交互に相手の石を1個取り返すことができる形をコウといいます。
漢字で「劫」と書きます。
囲碁の基本ルールの1つに、「同型反復の禁止」がありました。コウを取られた方は、次の着手でそのコウ取り返すことができないのでした。
ここでは、コウの種類や基本形を見ていきます。
コウの基本形
コウの基本的な形については、以下:
でいくつか例をあげましたが、さっそくコウの形を見ていきましょう。
図1
図1がコウの基本形です。コウは中央でも辺でも隅でも作ることができます。この図では、いずれも黒Aと打って白石1子をとればコウが始まります。そして、次に白番はすぐには取り返せない、というのが囲碁のルールでした。
すぐに取り返せないというルールにより、この図では白番がどこか別のところに打たなければなりません。これをコウダテといいます。
そして、一度でもコウダテを打てば、次にさきほどのコウを取り返すことができます。
対局者の一方Aがコウをとり、相手側Bはどこかコウダテをする。そのコウダテにAが応じればBがそのコウを取り返す。このやりとりが延々と続くこともあります。
コウダテのために打つ場所を、コウ材といいます。
コウの種類
コウには、いくつかの種類があります。代表的なものを覚えておきましょう。
- 本コウ
- ヨセコウ
- 天下コウ
- 花見コウ
- 両コウ
- 万年コウ
ここでは本コウとヨセコウについて見ていきます。それ以外のコウについては、別の記事で取り上げます。
本コウ
両対局者から、一手で解消できる状態になったコウを本コウといいます。
図2
図2が本コウの例です。黒からAの地点に黒1と取れば、白番は白2でどこかにコウダテをしなければなりませんが、
図3
その後に黒3とツゲば、コウが解消します。
もちろん、コウが続いたのち、
図4
図4のように白がツイでコウを解消することもあります。
次に、石をとってコウを解消する例をあげます。
図5
図5は、石をとってコウを解消する例です。黒Aととればコウの開始です。お互いにコウダテをはさんでコウを取り合い、最終的にどちらかがこのコウを解消します。
図6
図6は、たとえば黒がコウを解消した例です。白石3子を取ってコウを解消しました。
ヨセコウ
ヨセコウとは本コウにするために、あと1手ないしは2手かかる状態のコウのことです。
あと1手かかるヨセコウを一手ヨセコウ、あと2手かかるヨセコウを二手ヨセコウといいます。
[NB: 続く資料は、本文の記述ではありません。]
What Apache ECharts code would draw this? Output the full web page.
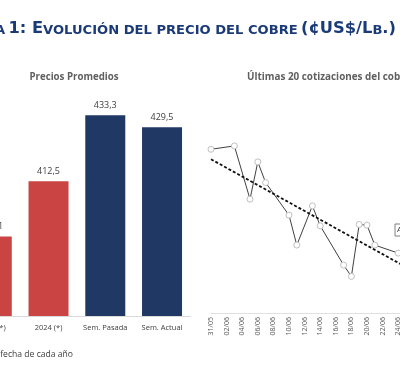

それ以上手数がかかるヨセコウは、ヨセコウとはいわないようです。
さて、ではヨセコウの具体例を見てみましょう。
図7
図7は、黒の一手ヨセコウの例です。黒がAと取ってコウが開始されますが、そのあとすぐに黒番からはコウを解消する手段がありません。白石のダメがBとCの二ヶ所あいているからです。
コウを解消するには、黒がBあるいはCのうち、もう一箇所を打たなければならないのです。
これを打つタイミングは、白番がコウダテをしている間です。例えばBを打つならば、図としては次図の形になります。
図8で、黒がBを打ちました。これでやっと本コウ。白がDと取って、コウ争いが続きます。
二手ヨセコウは、同様に、コウを解消するために二手必要になるコウです。図は省略します。
コウの解消
コウの解消については、ここでみたように、ツイで解消する場合や、相手石を取って解消する場合がありました。
コウを解消するというのは、当然ながら、相手のコウダテに受けないということを意味します。
つまり、コウダテに受けるのが得なのか、コウを解消する方が得なのかを比較し、得な方を選ぶということになります。
囲碁を初めて間もないころは、なかなかその判断がむずかしいでしょう。でも、最初はあまり気にせず、損をしてもいいのでいろいろやってみることをおすすめします。
たくさん打っていると、いろいろ見えてくるものがあります。
まとめ
- 交互に相手の石を1個取り返すことができる形をコウという。
- 同型反復禁止のルールにより、コウを取られた方は、次の着手ですぐに取り返せない。
- 次の着手ですぐに取り返せないために、別の場所に打つことをコウダテという。
- コウには、本コウ、ヨセコウなどいくつかの種類がある。